Wilde Fasern - Textile Objekte aus lokalen Naturmaterialien“ ist vor Kurzem im Haupt Verlag als großformatiger Bildband erschienen. Das Buch zeigt in schönen, klaren Fotos einen Querschnitt aus den fantastischen Arbeiten von Alice Fox und – jubel! – erklärt auch, was nötig ist, um selber solche Dinge anzufertigen.





Das Grundmaterial wächst oft kostenlos am Wegesrand. Wer im jahreszeitlichen Rhythmus sammelt, was die Natur uns schenkt, kann selbst im Winter mit Faserpflanzen arbeiten.

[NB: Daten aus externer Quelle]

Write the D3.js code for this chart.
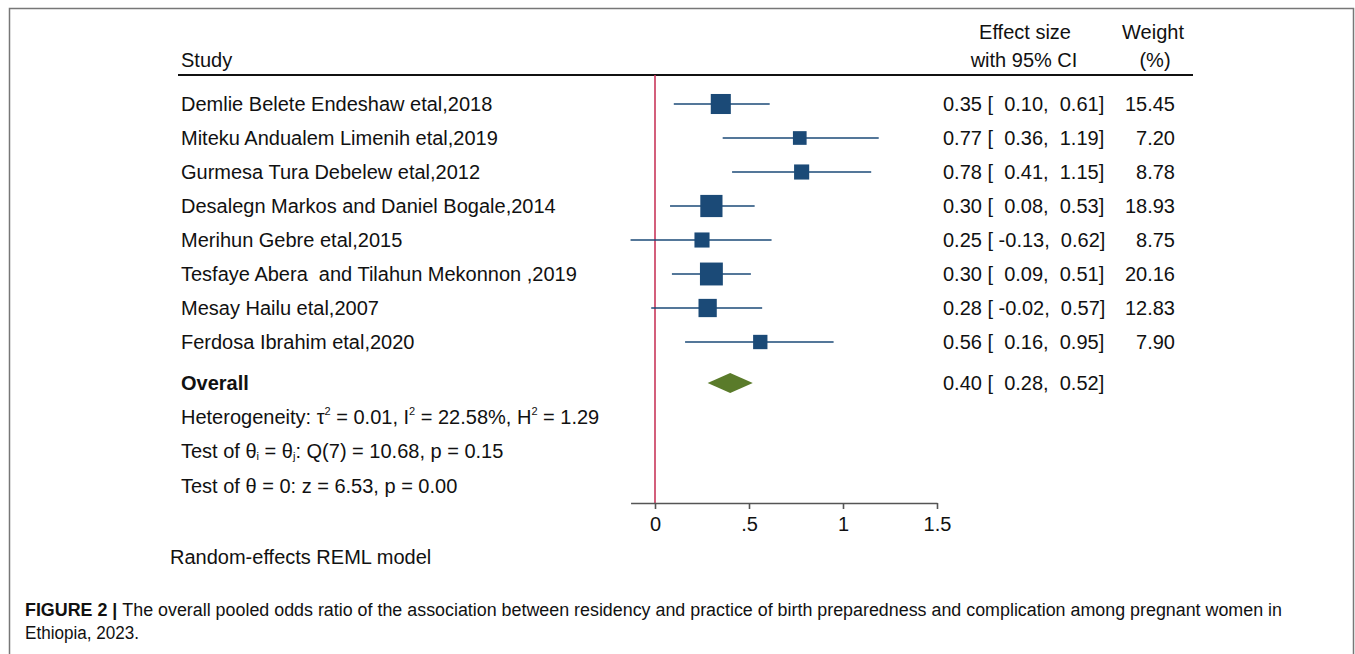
<!DOCTYPE html>
<html>
<head>
<meta charset="utf-8">
<script src="https://cdn.jsdelivr.net/npm/d3@7"></script>
<style>
  html, body { margin: 0; padding: 0; background: #fff; }
  svg text { font-family: "Liberation Sans", Arial, sans-serif; fill: #111; }
  .pre { white-space: pre; }
</style>
</head>
<body>
<svg id="chart" width="1355" height="654"></svg>
<script>
// Study-level estimates (effect size with 95% CI) and random-effects weights
const studies = [
  "Demlie Belete Endeshaw etal,2018",
  "Miteku Andualem Limenih etal,2019",
  "Gurmesa Tura Debelew etal,2012",
  "Desalegn Markos and Daniel Bogale,2014",
  "Merihun Gebre etal,2015",
  "Tesfaye Abera  and Tilahun Mekonnon ,2019",
  "Mesay Hailu etal,2007",
  "Ferdosa Ibrahim etal,2020"
];
const effect = [0.35, 0.77, 0.78, 0.30, 0.25, 0.30, 0.28, 0.56];
const lower  = [0.10, 0.36, 0.41, 0.08, -0.13, 0.09, -0.02, 0.16];
const upper  = [0.61, 1.19, 1.15, 0.53, 0.62, 0.51, 0.57, 0.95];
const weight = [15.45, 7.20, 8.78, 18.93, 8.75, 20.16, 12.83, 7.90];

// Pooled estimate
const overallEffect = 0.40, overallLower = 0.28, overallUpper = 0.52;

// Axis ticks
const xTicks = [0, 0.5, 1, 1.5];

const svg = d3.select("#chart");

// Figure frame
svg.append("path")
  .attr("d", "M9.5,654 V8.5 H1353.5 V654")
  .attr("fill", "none").attr("stroke", "#777").attr("stroke-width", 1.5);

// Scales
const x = d3.scaleLinear().domain([0, 1.5]).range([655, 937]);
const y = d3.scaleLinear().domain([0, studies.length - 1]).range([104, 342]);
const yOverall = 383;
const yAxis = 503;
const side = d3.scaleSqrt().domain([0, d3.max(weight)]).range([0, 22.9]);

const fs = 20;
const blue = "#1b4a77";

// Column headers
svg.append("text").attr("x", 181).attr("y", 60).attr("dy", "0.35em").attr("font-size", fs).text("Study");
svg.append("text").attr("x", 1025).attr("y", 32).attr("dy", "0.35em").attr("font-size", fs).attr("text-anchor", "middle").text("Effect size");
svg.append("text").attr("x", 1024).attr("y", 60).attr("dy", "0.35em").attr("font-size", fs).attr("text-anchor", "middle").text("with 95% CI");
svg.append("text").attr("x", 1153).attr("y", 32).attr("dy", "0.35em").attr("font-size", fs).attr("text-anchor", "middle").text("Weight");
svg.append("text").attr("x", 1155).attr("y", 60).attr("dy", "0.35em").attr("font-size", fs).attr("text-anchor", "middle").text("(%)");
svg.append("line").attr("x1", 178).attr("x2", 1193).attr("y1", 75).attr("y2", 75)
  .attr("stroke", "#111").attr("stroke-width", 2);

// Reference line at zero
svg.append("line").attr("x1", x(0)).attr("x2", x(0)).attr("y1", 75).attr("y2", yAxis)
  .attr("stroke", "#c8365a").attr("stroke-width", 1.6);

const fmt = v => v.toFixed(2);
const pad = v => (v < 0 ? " " : "  ") + fmt(v);
const ciText = (e, l, u) => fmt(e) + " [" + pad(l) + "," + pad(u) + "]";

const rows = svg.append("g").selectAll("g").data(studies).join("g");
rows.append("text").attr("x", 181).attr("y", (d, i) => y(i)).attr("dy", "0.35em")
  .attr("font-size", fs).attr("class", "pre").text(d => d);
rows.append("line")
  .attr("x1", (d, i) => x(lower[i])).attr("x2", (d, i) => x(upper[i]))
  .attr("y1", (d, i) => y(i)).attr("y2", (d, i) => y(i))
  .attr("stroke", blue).attr("stroke-width", 1.6);
rows.append("rect")
  .attr("x", (d, i) => x(effect[i]) - side(weight[i]) / 2)
  .attr("y", (d, i) => y(i) - side(weight[i]) / 2)
  .attr("width", (d, i) => side(weight[i]))
  .attr("height", (d, i) => side(weight[i]))
  .attr("fill", blue);
rows.append("text").attr("x", 943).attr("y", (d, i) => y(i)).attr("dy", "0.35em")
  .attr("font-size", fs).attr("class", "pre")
  .text((d, i) => ciText(effect[i], lower[i], upper[i]));
rows.append("text").attr("x", 1175).attr("y", (d, i) => y(i)).attr("dy", "0.35em")
  .attr("font-size", fs).attr("text-anchor", "end").text((d, i) => fmt(weight[i]));

// Overall row
svg.append("text").attr("x", 181).attr("y", yOverall).attr("dy", "0.35em")
  .attr("font-size", fs).attr("font-weight", "bold").text("Overall");
svg.append("path")
  .attr("d", `M${x(overallLower)},${yOverall} L${x(overallEffect)},${yOverall - 10} L${x(overallUpper)},${yOverall} L${x(overallEffect)},${yOverall + 10} Z`)
  .attr("fill", "#5a7b2a");
svg.append("text").attr("x", 943).attr("y", yOverall).attr("dy", "0.35em")
  .attr("font-size", fs).attr("class", "pre")
  .text(ciText(overallEffect, overallLower, overallUpper));

// Heterogeneity and test statistics
function statLine(yPos, parts) {
  const t = svg.append("text").attr("x", 181).attr("y", yPos).attr("dy", "0.35em").attr("font-size", fs);
  parts.forEach(p => {
    const s = t.append("tspan").text(p.t);
    if (p.sup) s.attr("font-size", 11).attr("baseline-shift", "85%");
    if (p.sub) s.attr("font-size", 11).attr("baseline-shift", "-20%");
  });
}
statLine(417, [
  { t: "Heterogeneity: τ" }, { t: "2", sup: true },
  { t: " = 0.01, I" }, { t: "2", sup: true },
  { t: " = 22.58%, H" }, { t: "2", sup: true }, { t: " = 1.29" }
]);
statLine(451, [
  { t: "Test of θ" }, { t: "i", sub: true }, { t: " = θ" }, { t: "j", sub: true },
  { t: ": Q(7) = 10.68, p = 0.15" }
]);
statLine(486, [{ t: "Test of θ = 0: z = 6.53, p = 0.00" }]);

// X axis spanning from the lowest CI bound to 1.5
const minLo = d3.min(lower);
const xAxisScale = x.copy().domain([minLo, 1.5]).range([x(minLo), x(1.5)]);
const axis = svg.append("g").attr("transform", `translate(0,${yAxis})`)
  .call(d3.axisBottom(xAxisScale).tickValues(xTicks).tickSizeInner(6).tickSizeOuter(0)
    .tickFormat(d => d === 0 ? "0" : String(d).replace(/^0\./, ".")));
axis.select(".domain").attr("stroke", "#555").attr("stroke-width", 1.6);
axis.selectAll(".tick line").attr("stroke", "#555").attr("stroke-width", 1.6);
axis.selectAll(".tick text").attr("font-size", fs).attr("font-family", "Liberation Sans, Arial, sans-serif")
  .attr("fill", "#111").attr("y", 14);

svg.append("text").attr("x", 170).attr("y", 557).attr("dy", "0.35em").attr("font-size", fs)
  .text("Random-effects REML model");

// Caption
const cap = svg.append("text").attr("x", 25).attr("y", 610).attr("dy", "0.35em")
  .attr("font-size", 18)
  .attr("textLength", 1257).attr("lengthAdjust", "spacingAndGlyphs");
cap.append("tspan").attr("font-weight", "bold").text("FIGURE 2 | ");
cap.append("tspan").text("The overall pooled odds ratio of the association between residency and practice of birth preparedness and complication among pregnant women in");
svg.append("text").attr("x", 25).attr("y", 633).attr("dy", "0.35em")
  .attr("font-size", 18)
  .attr("textLength", 114).attr("lengthAdjust", "spacingAndGlyphs")
  .text("Ethiopia, 2023.");
</script>
</body>
</html>
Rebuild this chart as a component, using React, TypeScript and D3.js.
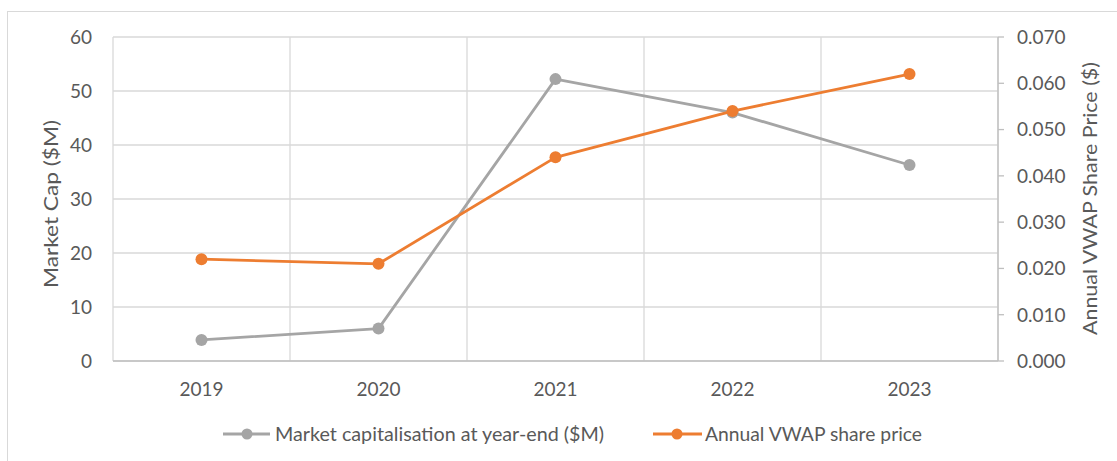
import React from "react";
import * as d3 from "d3";

const years = ["2019", "2020", "2021", "2022", "2023"];
const marketCap = [3.9, 6.0, 52.2, 46.0, 36.3];
const vwap = [0.022, 0.021, 0.044, 0.054, 0.062];
const leftTicks = [0, 10, 20, 30, 40, 50, 60];
const rightTicks = [0, 0.01, 0.02, 0.03, 0.04, 0.05, 0.06, 0.07];
const seriesNames = ["Market capitalisation at year-end ($M)", "Annual VWAP share price"];
const leftTitle = "Market Cap ($M)";
const rightTitle = "Annual VWAP Share Price ($)";

const W = 1117;
const H = 461;
const L = 113, R = 998, T = 37, B = 361;
const GRAY = "#A5A5A5";
const ORANGE = "#ED7D31";
const TEXT = "#595959";
const FONT = "Lato, 'Open Sans', sans-serif";

export default function App() {
  const x = d3.scaleBand<string>().domain(years).range([L, R]).padding(0);
  const yL = d3.scaleLinear().domain([0, 60]).range([B, T]);
  const yR = d3.scaleLinear().domain([0, 0.07]).range([B, T]);
  const cx = (d: string) => (x(d) as number) + x.bandwidth() / 2;

  const lineL = d3.line<number>().x((_, i) => cx(years[i])).y((d) => yL(d));
  const lineR = d3.line<number>().x((_, i) => cx(years[i])).y((d) => yR(d));
  const bounds = [...years.map((d) => x(d) as number), R];

  return (
    <svg width={W} height={H} style={{ position: "absolute", left: 0, top: 0 }} fontFamily={FONT}>
      <rect x={0} y={0} width={W} height={H} fill="#fff" />
      <rect x={7.5} y={11.5} width={W + 10} height={H + 10} fill="none" stroke="#D9D9D9" strokeWidth={1} />
      {leftTicks.map((t) => (
        <line key={"h" + t} x1={L} x2={R} y1={yL(t)} y2={yL(t)} stroke="#D9D9D9" strokeWidth={1.3} />
      ))}
      {bounds.map((b, i) => (
        <line key={"v" + i} x1={b} x2={b} y1={T} y2={B} stroke="#D9D9D9" strokeWidth={1.3} />
      ))}
      <line x1={L} x2={R} y1={B} y2={B} stroke="#BFBFBF" strokeWidth={1.3} />
      <line x1={R} x2={R} y1={T} y2={B} stroke="#BFBFBF" strokeWidth={1.3} />
      {rightTicks.map((t, i) => (
        <line key={"rt" + i} x1={R} x2={R + 6} y1={yR(t)} y2={yR(t)} stroke="#BFBFBF" strokeWidth={1.3} />
      ))}
      {leftTicks.map((t) => (
        <text key={"lt" + t} x={92} y={yL(t)} dy="0.36em" textAnchor="end" fontSize={19} fill={TEXT}>
          {t}
        </text>
      ))}
      {rightTicks.map((t, i) => (
        <text key={"rl" + i} x={1017} y={yR(t)} dy="0.36em" textAnchor="start" fontSize={19} fill={TEXT}>
          {t.toFixed(3)}
        </text>
      ))}
      {years.map((d) => (
        <text key={"x" + d} x={cx(d)} y={396} textAnchor="middle" fontSize={19} fill={TEXT}>
          {d}
        </text>
      ))}
      <text transform={`translate(58,204) rotate(-90)`} textAnchor="middle" fontSize={19} fill={TEXT}
        textLength={168} lengthAdjust="spacingAndGlyphs">
        {leftTitle}
      </text>
      <text transform={`translate(1097,198.5) rotate(-90)`} textAnchor="middle" fontSize={19} fill={TEXT}
        textLength={273} lengthAdjust="spacingAndGlyphs">
        {rightTitle}
      </text>
      <path d={lineL(marketCap) || ""} fill="none" stroke={GRAY} strokeWidth={2.8} strokeLinejoin="round" />
      {marketCap.map((v, i) => (
        <circle key={"mc" + i} cx={cx(years[i])} cy={yL(v)} r={6} fill={GRAY} />
      ))}
      <path d={lineR(vwap) || ""} fill="none" stroke={ORANGE} strokeWidth={2.8} strokeLinejoin="round" />
      {vwap.map((v, i) => (
        <circle key={"vw" + i} cx={cx(years[i])} cy={yR(v)} r={6} fill={ORANGE} />
      ))}
      <g>
        <line x1={223} x2={270} y1={434} y2={434} stroke={GRAY} strokeWidth={2.8} />
        <circle cx={247} cy={434} r={5.5} fill={GRAY} />
        <text x={275} y={441} fontSize={19} fill={TEXT} textLength={329} lengthAdjust="spacingAndGlyphs">
          {seriesNames[0]}
        </text>
        <line x1={653} x2={702} y1={434} y2={434} stroke={ORANGE} strokeWidth={2.8} />
        <circle cx={677} cy={434} r={5.5} fill={ORANGE} />
        <text x={705} y={441} fontSize={19} fill={TEXT} textLength={217} lengthAdjust="spacingAndGlyphs">
          {seriesNames[1]}
        </text>
      </g>
    </svg>
  );
}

Ein Korb, hergestellt aus Bündeln getrockneter Gräser oder aus alten Zeitungen, verflochten mit Brombeerseilen, ist nicht nur schön, sondern auch nützlich. Erinnerungsstücke von ganz besonderem Wert kann man aus Fundstücken vom Strandurlaub oder Waldspaziergang herstellen, wenn man sie gleich vor Ort verdrillt und verzwirbelt. Ich denke an die Kugeln aus Seetang, Moosen und Farnen, wie sie auf dem Buchtitel zu sehen sind, und an Reste von schrillbunten Fischernetzen und Plastikseilen, die Alice nicht unerwähnt lässt.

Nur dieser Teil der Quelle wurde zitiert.